I don't agree with that. I'm not advising waiting until you are at 700 psi to start your ascent because you need to have something for a buddy with a problem and, yes, a stressed diver could blow through that quickly.
But, in general, 700 psi is more than enough to get a diver with no deco obligation to the surface, including the safety stop, even with an above average SAC.
I would consider 1.0 cf/min to be a well above average SAC.
700 psi in a AL 80 is more than 18 cf of gas.
An ascent from 90' to the surface should take 6 minutes.
At a 30'/min ascent, it takes 2 minutes to get from 90' to 30', so 2 min at an average of 60', or 3 atm.
Another minute to get to 15', being conservative.

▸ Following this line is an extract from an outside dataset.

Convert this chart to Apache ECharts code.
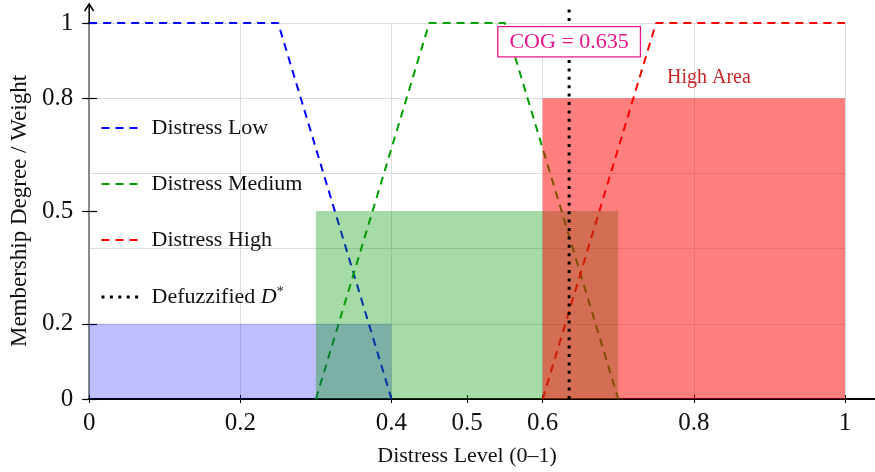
<!DOCTYPE html>
<html><head><meta charset="utf-8">
<script src="https://cdn.jsdelivr.net/npm/echarts@6/dist/echarts.min.js"></script>
<style>html,body{margin:0;padding:0;background:#fff}#c{width:875px;height:472px}</style>
</head><body><div id="c"></div>
<script>
// ---- data ----
const lowX = [0, 0.25, 0.4];
const lowY = [1, 1, 0];
const medX = [0.3, 0.45, 0.55, 0.7];
const medY = [0, 1, 1, 0];
const highX = [0.6, 0.75, 1];
const highY = [0, 1, 1];
const cogValue = 0.635;
const cogLineY = [0, 1.05];
const areaStart = [0, 0.3, 0.6];
const areaEnd = [0.4, 0.7, 1];
const areaWeight = [0.2, 0.5, 0.8];
const xTicks = [0, 0.2, 0.4, 0.5, 0.6, 0.8, 1];
const yTicks = [0, 0.2, 0.5, 0.8, 1];
const seriesNames = ['Distress Low', 'Distress Medium', 'Distress High', 'Defuzzified D*'];

const FONT = 'Liberation Serif';
const areaColors = ['rgba(0,0,255,0.25)', 'rgba(0,150,0,0.35)', 'rgba(255,0,0,0.5)'];
const pair = (xs, ys) => xs.map((x, i) => [x, ys[i]]);

const chart = echarts.init(document.getElementById('c'), null, {renderer: 'canvas'});

const gridLine = {show: true, lineStyle: {color: '#dcdcdc', width: 1}};

const option = {
  animation: false,
  backgroundColor: '#fff',
  grid: {left: 89, right: 30, top: 23, bottom: 72, containLabel: false},
  xAxis: [{
    type: 'value', min: 0, max: 1, interval: 0.2,
    name: 'Distress Level (0–1)', nameLocation: 'middle', nameGap: 46,
    nameTextStyle: {fontFamily: FONT, fontSize: 22, color: '#111'},
    axisLine: {show: true, onZero: false, lineStyle: {color: '#000', width: 2}},
    axisTick: {show: true, length: 4, customValues: xTicks, lineStyle: {color: '#000', width: 1}},
    axisLabel: {customValues: xTicks, margin: 12, fontFamily: FONT, fontSize: 25, color: '#111',
      formatter: v => String(+v.toFixed(2))},
    splitLine: {show: false}
  }, {
    type: 'value', min: 0, max: 1, position: 'bottom',
    axisLine: {show: false},
    axisTick: {show: true, inside: true, length: 4, customValues: xTicks, lineStyle: {color: '#000', width: 1}},
    axisLabel: {show: false}, splitLine: {show: false}
  }, {
    type: 'value', min: 0, max: 1, interval: 0.2, position: 'bottom',
    axisLine: {show: false}, axisTick: {show: false}, axisLabel: {show: false},
    splitLine: gridLine
  }],
  yAxis: [{
    type: 'value', min: 0, max: 1, interval: 0.2,
    name: 'Membership Degree / Weight', nameLocation: 'middle', nameGap: 57,
    nameTextStyle: {fontFamily: FONT, fontSize: 23, color: '#111'},
    axisLine: {show: true, onZero: false, lineStyle: {color: '#8a8a8a', width: 2}},
    axisTick: {show: true, length: 7, customValues: yTicks, lineStyle: {color: '#000', width: 1.2}},
    axisLabel: {customValues: yTicks, margin: 16, fontFamily: FONT, fontSize: 25, color: '#111',
      formatter: v => String(+v.toFixed(2))},
    splitLine: {show: false}
  }, {
    type: 'value', min: 0, max: 1, position: 'left',
    axisLine: {show: false},
    axisTick: {show: true, inside: true, length: 8, customValues: yTicks, lineStyle: {color: '#000', width: 1.2}},
    axisLabel: {show: false}, splitLine: {show: false}
  }, {
    type: 'value', min: 0, max: 1, interval: 0.2, position: 'left',
    axisLine: {show: false}, axisTick: {show: false}, axisLabel: {show: false},
    splitLine: gridLine
  }],
  legend: {
    show: true, orient: 'vertical', left: 95, top: 112,
    itemWidth: 38, itemHeight: 14, itemGap: 34,
    data: [
      {name: seriesNames[0]}, {name: seriesNames[1]}, {name: seriesNames[2]},
      {name: seriesNames[3], lineStyle: {width: 3, type: [3, 5.4]}}
    ],
    itemStyle: {opacity: 0},
    textStyle: {fontFamily: FONT, fontSize: 22, color: '#111', lineHeight: 22, padding: [0, 0, 0, 7],
      rich: {i: {fontFamily: FONT, fontSize: 22, fontStyle: 'italic', color: '#111'},
             s: {fontFamily: FONT, fontSize: 14, color: '#111', padding: [0, 0, 10, 0]}}},
    formatter: n => n === 'Defuzzified D*' ? 'Defuzzified {i|D}{s|*}' : n
  },
  series: [
    {name: seriesNames[0], type: 'line', data: pair(lowX, lowY), symbol: 'none', z: 2,
      lineStyle: {color: '#0000ff', width: 2, type: [8, 6]}, itemStyle: {color: '#0000ff'}},
    {name: seriesNames[1], type: 'line', data: pair(medX, medY), symbol: 'none', z: 2,
      lineStyle: {color: '#00a000', width: 2, type: [8, 6]}, itemStyle: {color: '#00a000'}},
    {name: seriesNames[2], type: 'line', data: pair(highX, highY), symbol: 'none', z: 2,
      lineStyle: {color: '#ff0000', width: 2, type: [8, 6]}, itemStyle: {color: '#ff0000'}},
    {name: 'areas', type: 'custom', z: 3,
      data: areaStart.map((s, i) => [s, areaEnd[i], areaWeight[i]]),
      encode: {x: [0, 1], y: 2},
      renderItem: (params, api) => {
        const p0 = api.coord([api.value(0), api.value(2)]);
        const p1 = api.coord([api.value(1), 0]);
        return {type: 'rect', shape: {x: p0[0], y: p0[1], width: p1[0] - p0[0], height: p1[1] - p0[1]},
          style: {fill: areaColors[params.dataIndex]}};
      },
      markPoint: {symbol: 'circle', symbolSize: 0, silent: true,
        data: [{coord: [0.82, 0.855], label: {show: true, position: 'inside', formatter: 'High Area',
          fontFamily: FONT, fontSize: 20, color: '#c62828'}}]}
    },
    {name: seriesNames[3], type: 'line', data: pair([cogValue, cogValue], cogLineY), symbol: 'none', z: 4, clip: false,
      lineStyle: {color: '#000', width: 3, type: [3, 5.4]}, itemStyle: {color: '#000'},
      markPoint: {symbol: 'circle', symbolSize: 0, silent: true,
        data: [{coord: [cogValue, 0.95], label: {show: true, position: 'inside', formatter: 'COG = ' + cogValue.toFixed(3),
          fontFamily: FONT, fontSize: 22, color: '#e8168c', backgroundColor: '#fff',
          borderColor: '#e8168c', borderWidth: 1.3, padding: [4, 11, 3, 11]}}]}
    }
  ]
};
chart.setOption(option);

// axis extensions (arrow on y axis, x axis running to the edge)
const o = chart.convertToPixel({gridIndex: 0}, [0, 1]);
const e = chart.convertToPixel({gridIndex: 0}, [1, 0]);
chart.setOption({graphic: [
  {type: 'line', shape: {x1: o[0], y1: o[1], x2: o[0], y2: 5}, style: {stroke: '#000', lineWidth: 1.5}, z: 10},
  {type: 'polyline', shape: {points: [[o[0] - 4.5, 11], [o[0], 4], [o[0] + 4.5, 11]]}, style: {stroke: '#000', lineWidth: 1.5, fill: null}, z: 10},
  {type: 'line', shape: {x1: e[0], y1: e[1], x2: 875, y2: e[1]}, style: {stroke: '#000', lineWidth: 2}, z: 10}
]});
</script></body></html>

And being more conservative, will call that whole minute at 2atm.
A 3 minute safety stop at 15'. Again, being conservative, we'll treat that as 2atm rather than 1.5.

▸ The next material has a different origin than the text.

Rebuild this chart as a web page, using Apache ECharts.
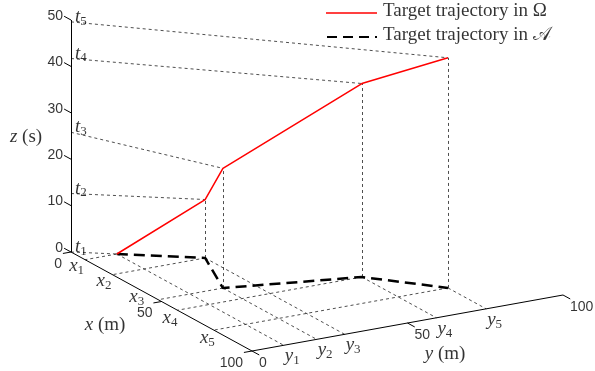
<!DOCTYPE html>
<html>
<head>
<meta charset="utf-8">
<script src="https://cdn.jsdelivr.net/npm/echarts@6/dist/echarts.min.js"></script>
<style>html,body{margin:0;padding:0;background:#fff;}#c{width:595px;height:371px;}</style>
</head>
<body>
<div id="c"></div>
<script>
// ---- data (3D trajectory points) ----
const X_POS = [7.8, 22.9, 48.2, 58.8, 78.9];     // x (m)
const Y_POS = [10.2, 29.8, 20.8, 59.3, 75.3];    // y (m)
const T_VAL = [0, 12.6, 25.8, 41.7, 49.6];       // z = time (s)
const Z_TICKS = [0, 10, 20, 30, 40, 50];
const X_TICKS = [0, 50, 100];
const Y_TICKS = [0, 50, 100];
const X_MAX = 100, Y_MAX = 100, Z_MAX = 50;
const LEGEND_NAMES = ['Target trajectory in \u03A9', 'Target trajectory in \uD835\uDC9C'];

// ---- view projection (MATLAB-like 3D view) ----
const O = [71, 252], EX = [1.81, 0.99], EY = [3.11, -0.56], EZ = [0, -4.64];
function proj(x, y, z) {
  return [O[0] + EX[0] * x + EY[0] * y + EZ[0] * z, O[1] + EX[1] * x + EY[1] * y + EZ[1] * z];
}
const serif = "Liberation Serif";
const sans = "Liberation Sans";

// axes lines
const axisSegs = [
  [proj(0, 0, 0), proj(X_MAX, 0, 0)],
  [proj(X_MAX, 0, 0), proj(X_MAX, Y_MAX, 0)],
  [proj(0, 0, 0), proj(0, 0, Z_MAX)]
];
Z_TICKS.forEach(z => axisSegs.push([proj(0, 0, z), proj(-3.8, 0, z)]));
X_TICKS.forEach(x => axisSegs.push([proj(x, 0, 0), proj(x, -2.6, 0)]));
Y_TICKS.forEach(y => axisSegs.push([proj(X_MAX, y, 0), proj(X_MAX + 4, y, 0)]));

// guide dashed lines
const guideSegs = [];
for (let i = 0; i < X_POS.length; i++) {
  const x = X_POS[i], y = Y_POS[i], t = T_VAL[i];
  guideSegs.push([proj(0, 0, t), proj(x, y, t)]);
  if (t > 0) guideSegs.push([proj(x, y, 0), proj(x, y, t)]);
  guideSegs.push([proj(x, y, 0), proj(x, 0, 0)]);
  guideSegs.push([proj(x, y, 0), proj(X_MAX, y, 0)]);
}
const groundPath = X_POS.map((x, i) => proj(x, Y_POS[i], 0));
const spacePath = X_POS.map((x, i) => proj(x, Y_POS[i], T_VAL[i]));

// ---- text labels (scatter series with invisible symbols) ----
const labels = [];
function lab(text, x, y, align) {
  labels.push({ value: [x, y], label: { formatter: text, align: align } });
}
const rich = {
  it: { fontFamily: serif, fontStyle: 'italic', fontSize: 19, color: '#000' },
  sb: { fontFamily: serif, fontSize: 13, color: '#000', padding: [9, 0, 0, 0] },
  rm: { fontFamily: serif, fontSize: 19, color: '#000' },
  tk: { fontFamily: sans, fontSize: 14, color: '#000' }
};
Z_TICKS.forEach(z => { const p = proj(0, 0, z); lab('{tk|' + z + '}', 63, p[1] - 4, 'right'); });
X_TICKS.forEach(x => { const p = proj(x, 0, 0); lab('{tk|' + x + '}', p[0] - 9, p[1] + 12, 'right'); });
Y_TICKS.forEach(y => { const p = proj(X_MAX, y, 0); lab('{tk|' + y + '}', p[0] + 7, p[1] + 12, 'left'); });
const xSorted = X_POS.slice().sort((a, b) => a - b);
const ySorted = Y_POS.slice().sort((a, b) => a - b);
const tSorted = T_VAL.slice().sort((a, b) => a - b);
const xShift = [[-1, 6], [-1, 6], [-14, -3], [0, 8], [1, 8]];
xSorted.forEach((x, i) => { const p = proj(x, 0, 0); lab('{it|x}{sb|' + (i + 1) + '}', p[0] + xShift[i][0], p[1] + xShift[i][1], 'right'); });
ySorted.forEach((y, i) => { const p = proj(X_MAX, y, 0); lab('{it|y}{sb|' + (i + 1) + '}', p[0] + 1, p[1] + 11, 'left'); });
tSorted.forEach((t, i) => { const p = proj(0, 0, t); lab('{it|t}{sb|' + (i + 1) + '}', 75, p[1] - 5, 'left'); });
lab('{it|z}{rm| (s)}', 26, 137, 'center');
lab('{it|x}{rm| (m)}', 105, 325, 'center');
lab('{it|y}{rm| (m)}', 445, 354, 'center');
lab('{rm|' + LEGEND_NAMES[0] + '}', 383, 11, 'left');
lab('{rm|' + LEGEND_NAMES[1] + '}', 383, 35, 'left');

// legend keys
const g = [
  { type: 'line', shape: { x1: 326, y1: 13, x2: 377, y2: 13 }, style: { stroke: '#ff0000', lineWidth: 1.5 }, z: 10 },
  { type: 'line', shape: { x1: 327, y1: 37, x2: 377, y2: 37 }, style: { stroke: '#000', lineWidth: 2.2, lineDash: [10, 6] }, z: 10 }
];

const chart = echarts.init(document.getElementById('c'), null, { renderer: 'canvas', width: 595, height: 371 });
chart.setOption({
  animation: false,
  backgroundColor: '#fff',
  grid: { left: 0, top: 0, width: 595, height: 371 },
  xAxis: { type: 'value', min: 0, max: 595, show: false },
  yAxis: { type: 'value', min: 0, max: 371, inverse: true, show: false },
  series: [
    { type: 'lines', coordinateSystem: 'cartesian2d', silent: true, z: 2,
      lineStyle: { color: '#000', width: 1, opacity: 1 },
      data: axisSegs.map(s => ({ coords: s })) },
    { type: 'lines', coordinateSystem: 'cartesian2d', silent: true, z: 1,
      lineStyle: { color: '#222', width: 0.8, type: [3, 3], opacity: 1 },
      data: guideSegs.map(s => ({ coords: s })) },
    { name: LEGEND_NAMES[1], type: 'line', data: groundPath, symbol: 'none', silent: true, z: 3,
      lineStyle: { color: '#000', width: 2.5, type: [11, 6] } },
    { name: LEGEND_NAMES[0], type: 'line', data: spacePath, symbol: 'none', silent: true, z: 4,
      lineStyle: { color: '#ff0000', width: 1.5 } },
    { type: 'scatter', silent: true, z: 10, symbol: 'circle', symbolSize: 0,
      label: { show: true, position: 'inside', verticalAlign: 'middle', color: '#000', rich: rich },
      labelLayout: { hideOverlap: false },
      data: labels }
  ],
  graphic: g
});
</script>
</body>
</html>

All told, that's 14 ATM-minutes (6 minutes total). Even at a SAC of 1, that's being on the surface with about 200 psi left.
Taking away some of those assumptions, and lowering the SAC rate to what I would think is about average, you'd probably use only half that 700 psi.
I'm only responding to this one issue, not suggesting that waiting to 700 psi to start up is a good practice, or that a panicked diver wouldn't use more, etc.